In the hands of another actor, Ellen could easily have been a tragic symbol of beauty and purity, but Depp gives her just enough bite – an odd, otherworldly coldness, an unsettling unpredictability, a generous dollop of sexual hunger – to bring her wholly to life. She ends the film not a selfless saint, but more of a conquering hero. You’re a little afraid of her, and you root for her at the same time.
It also helps that she looks absolutely incredible. Her costumes – heavy, floor-skimming, puff-sleeved, ruffle-lined confections in ice-cold silks and glossy satins, courtesy of Eggers’s frequent collaborator Linda Muir – skate that thin line between ravishing beauty and an austere, slightly stuffy, skin-crawling, Victorian creepiness, at times making Depp resemble a delicate porcelain figurine, designed to be locked away and admired behind glass. She rejects this mantle most vociferously when, in one sequence, she literally tears her clothes from her body.

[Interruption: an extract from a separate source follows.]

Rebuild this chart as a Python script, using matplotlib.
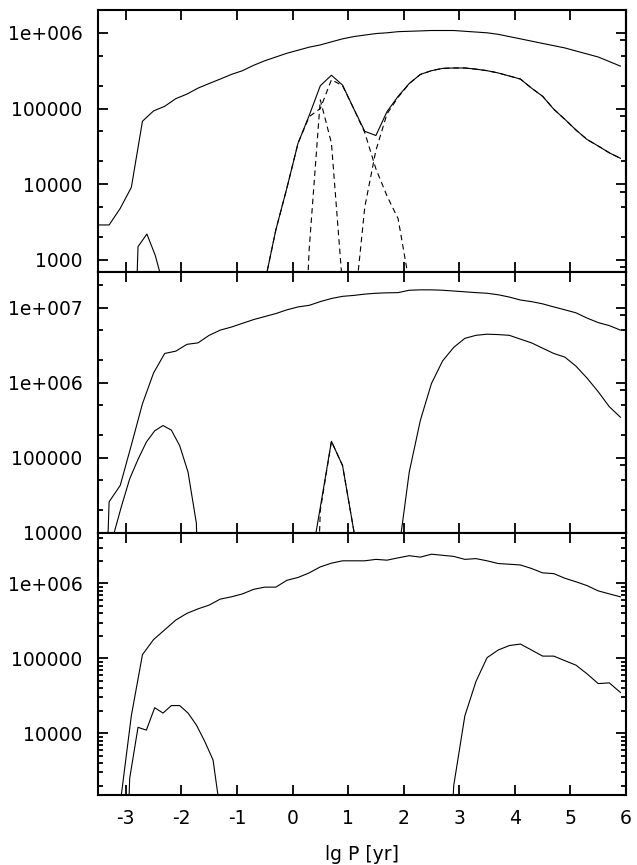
import matplotlib
matplotlib.use("Agg")
import matplotlib.pyplot as plt
from matplotlib.ticker import LogLocator, NullFormatter, NullLocator

plt.rcParams['font.family'] = ['DejaVu Sans']
plt.rcParams['axes.unicode_minus'] = False

# ---------------- data ----------------
lgP = [-3.5, -3.3, -3.1, -2.9, -2.7, -2.5, -2.3, -2.1, -1.9, -1.7, -1.5, -1.3,
       -1.1, -0.9, -0.7, -0.5, -0.3, -0.1, 0.1, 0.3, 0.5, 0.7, 0.9, 1.1,
       1.3, 1.5, 1.7, 1.9, 2.1, 2.3, 2.5, 2.7, 2.9, 3.1, 3.3, 3.5,
       3.7, 3.9, 4.1, 4.3, 4.5, 4.7, 4.9, 5.1, 5.3, 5.5, 5.7, 5.9]

# top panel
top_total = [2900, 2900, 4800, 9100, 68000, 93000, 107000, 135000, 155000, 186000, 214000, 245000,
             282000, 316000, 372000, 427000, 479000, 537000, 589000, 646000, 692000, 759000, 832000, 891000,
             933000, 977000, 1000000, 1035000, 1047000, 1059000, 1072000, 1072000, 1072000, 1047000, 1023000, 1000000,
             955000, 891000, 832000, 776000, 724000, 676000, 631000, 575000, 525000, 479000, 417000, 363000]

top_low_left_x = [-2.92, -2.78, -2.62, -2.47, -2.32]
top_low_left_y = [1, 1500, 2200, 1150, 450]

top_low_x = [-0.7, -0.5, -0.3, -0.1, 0.1, 0.3, 0.5, 0.7, 0.9, 1.1, 1.3, 1.5, 1.7, 1.9, 2.1, 2.3, 2.5,
             2.7, 2.9, 3.1, 3.3, 3.5, 3.7, 3.9, 4.1, 4.3, 4.5, 4.7, 4.9, 5.1, 5.3, 5.5, 5.7, 5.9]
top_low_y = [1, 500, 2500, 9000, 35000, 81000, 200000, 275000, 204000, 100000, 50000, 44000, 91000, 145000,
             214000, 282000, 316000, 339000, 343000, 343000, 331000, 316000, 295000, 269000, 245000, 186000,
             145000, 98000, 72000, 52000, 39000, 32000, 26000, 22000]

top_dashA_x = [0.1, 0.3, 0.5, 0.7, 0.9, 1.1]
top_dashA_y = [1, 1400, 130000, 35000, 450, 1]

top_dashB_x = [-0.7, -0.5, -0.3, -0.1, 0.1, 0.3, 0.5, 0.7, 0.9, 1.1, 1.3, 1.5, 1.7, 1.9, 2.1, 2.3]
top_dashB_y = [1, 500, 2500, 9000, 35000, 78000, 100000, 240000, 200000, 100000, 48000, 16000, 7000, 3500, 500, 1]

top_dashC_x = [0.9, 1.1, 1.3, 1.5, 1.7, 1.9, 2.1, 2.3, 2.5, 2.7, 2.9, 3.1, 3.3, 3.5, 3.7, 3.9,
               4.1, 4.3, 4.5, 4.7, 4.9, 5.1, 5.3, 5.5, 5.7, 5.9]
top_dashC_y = [1, 180, 5000, 28000, 85000, 141000, 213000, 282000, 316000, 339000, 343000, 343000, 331000,
               316000, 295000, 269000, 245000, 186000, 145000, 98000, 72000, 52000, 39000, 32000, 26000, 22000]

# middle panel
mid_total = [1, 26000, 43000, 148000, 525000, 1350000, 2450000, 2630000, 3240000, 3390000, 4270000, 5010000,
             5500000, 6170000, 6920000, 7590000, 8320000, 9330000, 10200000, 10700000, 12000000, 13200000,
             14100000, 14500000, 15100000, 15500000, 15700000, 15800000, 17000000, 17200000, 17200000,
             17000000, 16600000, 16200000, 15800000, 15500000, 14800000, 13800000, 12600000, 12000000,
             11200000, 10200000, 9330000, 8510000, 7240000, 6310000, 5750000, 5010000]

mid_left_x = [-3.23, -3.08, -2.93, -2.78, -2.63, -2.48, -2.33, -2.18, -2.03, -1.88, -1.73, -1.58]
mid_left_y = [8900, 22400, 52500, 95500, 162000, 229000, 269000, 234000, 145000, 64600, 13500, 1]

mid_spike_x = [0.3, 0.5, 0.7, 0.9, 1.1, 1.3]
mid_spike_y = [3000, 22000, 166000, 79000, 11000, 1000]
mid_dash_y = [1, 20000, 166000, 79000, 11000, 1000]

mid_right_x = [1.7, 1.9, 2.1, 2.3, 2.5, 2.7, 2.9, 3.1, 3.3, 3.5, 3.7, 3.9, 4.1, 4.3, 4.5,
               4.7, 4.9, 5.1, 5.3, 5.5, 5.7, 5.9]
mid_right_y = [1, 5000, 64600, 316000, 977000, 1950000, 2950000, 3890000, 4270000, 4420000, 4370000,
               4270000, 3800000, 3390000, 2880000, 2450000, 2190000, 1660000, 1150000, 759000, 479000, 347000]

# bottom panel
bot_total = [1, 1, 1150, 17200, 112000, 178000, 240000, 324000, 398000, 457000, 513000, 617000,
             661000, 724000, 832000, 891000, 891000, 1100000, 1200000, 1380000, 1660000, 1860000, 2000000,
             2000000, 2000000, 2090000, 2040000, 2190000, 2340000, 2240000, 2450000, 2370000, 2290000,
             2090000, 2140000, 2000000, 1840000, 1800000, 1760000, 1580000, 1380000, 1350000, 1170000,
             1050000, 933000, 794000, 724000, 661000]

bot_left_x = [-3.08, -2.93, -2.78, -2.63, -2.48, -2.33, -2.18, -2.03, -1.88, -1.73, -1.58, -1.43, -1.28]
bot_left_y = [1, 2500, 12000, 11000, 21900, 18600, 23400, 23400, 18600, 12900, 7800, 4400, 700]

bot_right_x = [2.7, 2.9, 3.1, 3.3, 3.5, 3.7, 3.9, 4.1, 4.3, 4.5, 4.7, 4.9, 5.1, 5.3, 5.5, 5.7, 5.9]
bot_right_y = [1, 2000, 17000, 49000, 102000, 129000, 148000, 155000, 129000, 107000, 107000, 93000,
               81000, 62000, 46000, 47000, 35000]

xticks = [-3, -2, -1, 0, 1, 2, 3, 4, 5, 6]

top_ylim = (700, 2.0e6)
top_yticks = [1e3, 1e4, 1e5, 1e6]
top_ylabels = ["1000", "10000", "100000", "1e+006"]
top_extra = [8e2, 8e3, 8e4, 8e5]

mid_ylim = (1e4, 3.0e7)
mid_yticks = [1e4, 1e5, 1e6, 1e7]
mid_ylabels = ["10000", "100000", "1e+006", "1e+007"]
mid_extra = [8e4, 8e5, 8e6]

bot_ylim = (1500, 4.7e6)
bot_yticks = [1e4, 1e5, 1e6]
bot_ylabels = ["10000", "100000", "1e+006"]

# ---------------- figure ----------------
W, H = 637, 865
fig = plt.figure(figsize=(W / 100, H / 100), dpi=100)
left = 98 / W
width = (626 - 98) / W


def make_ax(ytop, ybot):
    return fig.add_axes([left, 1 - ybot / H, width, (ybot - ytop) / H])


ax_top = make_ax(10, 271.7)
ax_mid = make_ax(271.7, 533)
ax_bot = make_ax(533, 795)

LW = 0.8
DASH = (0, (5, 3.5))
FS = 13.5


def style(ax, ylim, yticks, ylabels, subs, extra, show_x):
    ax.set_yscale('log')
    ax.set_xlim(-3.5, 6)
    ax.set_yticks(yticks, ylabels)
    ax.yaxis.set_minor_locator(LogLocator(base=10, subs=subs))
    ax.yaxis.set_minor_formatter(NullFormatter())
    ax.set_ylim(*ylim)
    ax.set_xticks(xticks)
    ax.xaxis.set_minor_locator(NullLocator())
    ax.tick_params(which='both', direction='in', top=True, right=True, width=1.3)
    ax.tick_params(which='major', length=7.5, labelsize=FS)
    ax.tick_params(which='minor', length=3.6)
    ax.tick_params(axis='y', which='major', pad=11)
    ax.tick_params(axis='x', which='major', pad=10, labelbottom=show_x)
    for s in ax.spines.values():
        s.set_linewidth(1.5)
    if extra:
        sec = ax.secondary_yaxis('right')
        sec.set_yticks(extra)
        sec.yaxis.set_minor_locator(NullLocator())
        sec.tick_params(which='major', direction='in', length=4.5, width=1.3, labelright=False)
        sec.spines['right'].set_linewidth(1.5)


# top
ax_top.plot(top_dashA_x, top_dashA_y, color='black', lw=LW, ls=DASH)
ax_top.plot(top_dashB_x, top_dashB_y, color='black', lw=LW, ls=DASH)
ax_top.plot(top_dashC_x, top_dashC_y, color='black', lw=LW, ls=DASH)
ax_top.plot(lgP, top_total, color='black', lw=LW)
ax_top.plot(top_low_left_x, top_low_left_y, color='black', lw=LW)
ax_top.plot(top_low_x, top_low_y, color='black', lw=LW)
style(ax_top, top_ylim, top_yticks, top_ylabels, (2, 5), top_extra, False)

# middle
ax_mid.plot(mid_spike_x, mid_dash_y, color='black', lw=LW, ls=DASH)
ax_mid.plot(lgP, mid_total, color='black', lw=LW)
ax_mid.plot(mid_left_x, mid_left_y, color='black', lw=LW)
ax_mid.plot(mid_spike_x, mid_spike_y, color='black', lw=LW)
ax_mid.plot(mid_right_x, mid_right_y, color='black', lw=LW)
style(ax_mid, mid_ylim, mid_yticks, mid_ylabels, (2, 5), mid_extra, False)

# bottom
ax_bot.plot(lgP, bot_total, color='black', lw=LW)
ax_bot.plot(bot_left_x, bot_left_y, color='black', lw=LW)
ax_bot.plot(bot_right_x, bot_right_y, color='black', lw=LW)
style(ax_bot, bot_ylim, bot_yticks, bot_ylabels, tuple(range(2, 10)), None, True)
ax_bot.set_xlabel("lg P [yr]", fontsize=FS, labelpad=12)

fig.savefig("out.png", dpi=100)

Eggers has a talent for crafting disconcerting shots that linger in your mind: in one scene, rather strangely, the camera remains on the back of Thomas’s head as he kisses Ellen, rather than showing us their faces; in another, Orlok is captured from a peculiar distance, as he sucks a victim’s blood, as if we’re in the room ourselves, watching him in silent horror. The director’s tongue-in-cheek script is a treat, too, rarely afraid of leaning into the absurd and gruesome. (There’s one stomach-turning moment involving Herr Knock and a pigeon that I will personally never be able to unsee.)